You pleasantly surprised me, by your competent answer. I do not insist on a gold reserve, but in any case it's better than nothing.
 
He was putting it mildly. If your supply of gold can't accommodate growth in the economy, then by issues we're talking about either:

A) Your economy can't expand. What this means practically speaking is that while new goods can be brought in to the system, a shortage of currency (especially due to structural inequalities inevitably resulting in small groups controlling most of the money supply) means that people are forced to resort to barter in order to accomplish trade. That in itself must also result in making it very difficult to conduct international trade. So I guess an expanding economy isn't all that likely, anyway.... Which is itself a huge problem.

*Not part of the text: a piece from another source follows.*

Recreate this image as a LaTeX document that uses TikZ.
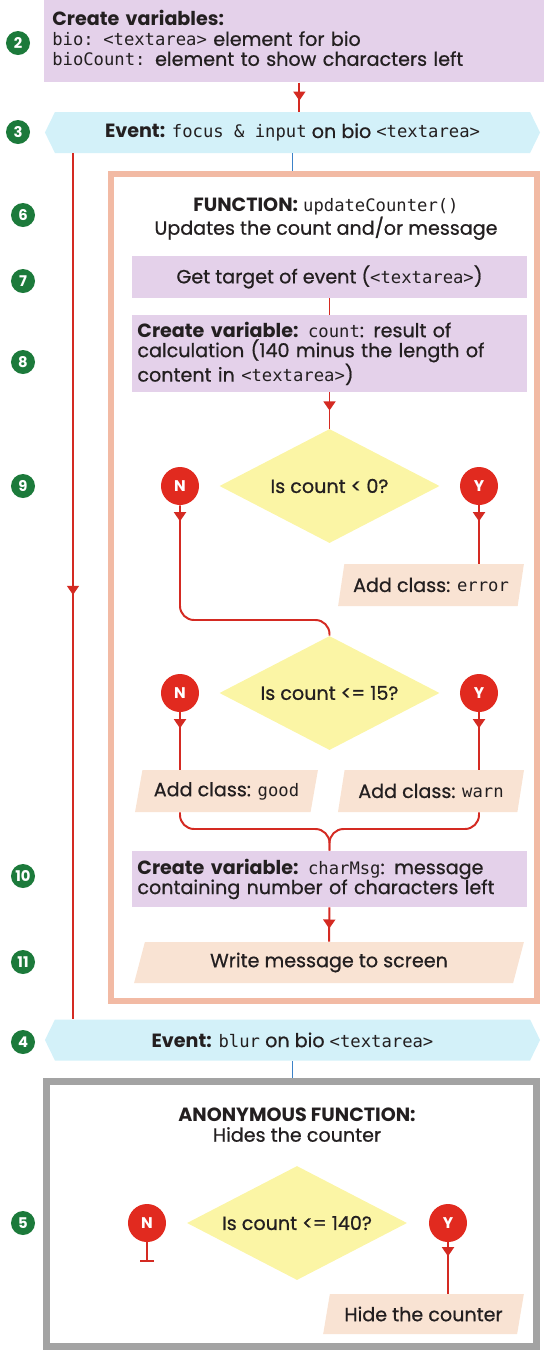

B) Your currency periodically has to be devalued against gold in order to expand. So periodically everyone who holds currency becomes much poorer. That's a recipe for economic chaos.
 
InfernoOfAbyss 说:
You pleasantly surprised me, by your competent answer. I do not insist on a gold reserve, but in any case it's better than nothing.

"hurr durr nobody knows economics but me"

 
You're familiar with the law of conservation of energy (E = MC ^ 2)? If yes, then I wonder how you imagine buying resources in exchange for paper, fair? And how long do you think the country selling their natural resources in exchange for paper, it will endure?
 
They are not selling natural resources for paper. They are selling natural resources for a value, that doesn't exist outside of financial computer systems. Just like there's not enough gold to represent the virtual value of world economy, there isn't enough cash to represent it either.

Also, E=MC^2 is not conservation of energy. This is:
In physics, the law of conservation of energy states that the total energy of an isolated system cannot change—it is said to be conserved over time. Energy can be neither created nor destroyed, but can change form, for instance chemical energy can be converted to kinetic energy in the explosion of a stick of dynamite.
A consequence of the law of conservation of energy is that a perpetual motion machine of the first kind cannot exist. That is to say, no system without an external energy supply can deliver an unlimited amount of energy to its surroundings.

E=MC^2 is the mass-energy equivalent, a quite different beast:
In physics, mass–energy equivalence is the concept that the mass of an object or system is a measure of its energy content. For instance, adding 25 kilowatt-hours (90 megajoules) of any form(s) of energy to any object increases its mass by 1 microgram.
A physical system has a property called energy and a corresponding property called mass; the two properties are equivalent in that they are always both present in the same (i.e. constant) proportion to one another. Mass–energy equivalence arose originally from special relativity, as developed by Albert Einstein, who proposed this equivalence in 1905 in one of his Annus Mirabilis papers entitled "Does the inertia of an object depend upon its energy content?"[1] The equivalence is described by the famous equation:
E = mc^2 \,\!
where E is energy, m is mass, and c is the speed of light. Thus, this mass–energy relation states that the universal proportionality factor between equivalent amounts of energy and mass is equal to the speed of light squared. This also serves to convert units of mass to units of energy, no matter what system of measurement units is used.

In conclusion, you are dumb and don't know what you're talking about. But that's no news, business as usual for teenaged Russian "patriots".
 
Once upon a time most people decided that The Law of the Jungle sucks, but now it is gaining poularity again as a bold new concept. So we need treasure, piles and piles of real treasure which can be sat upon.
 
InfernoOfAbyss 说:
You're familiar with the law of conservation of energy (E = MC ^ 2)? If yes, then I wonder how you imagine buying resources in exchange for paper, fair? And how long do you think the country selling their natural resources in exchange for paper, it will endure?

The point of export is to import in return. Whether a country sits on a pile of dollars or gold is irrelevant in the big picture. It's the same mercantilist nonsense.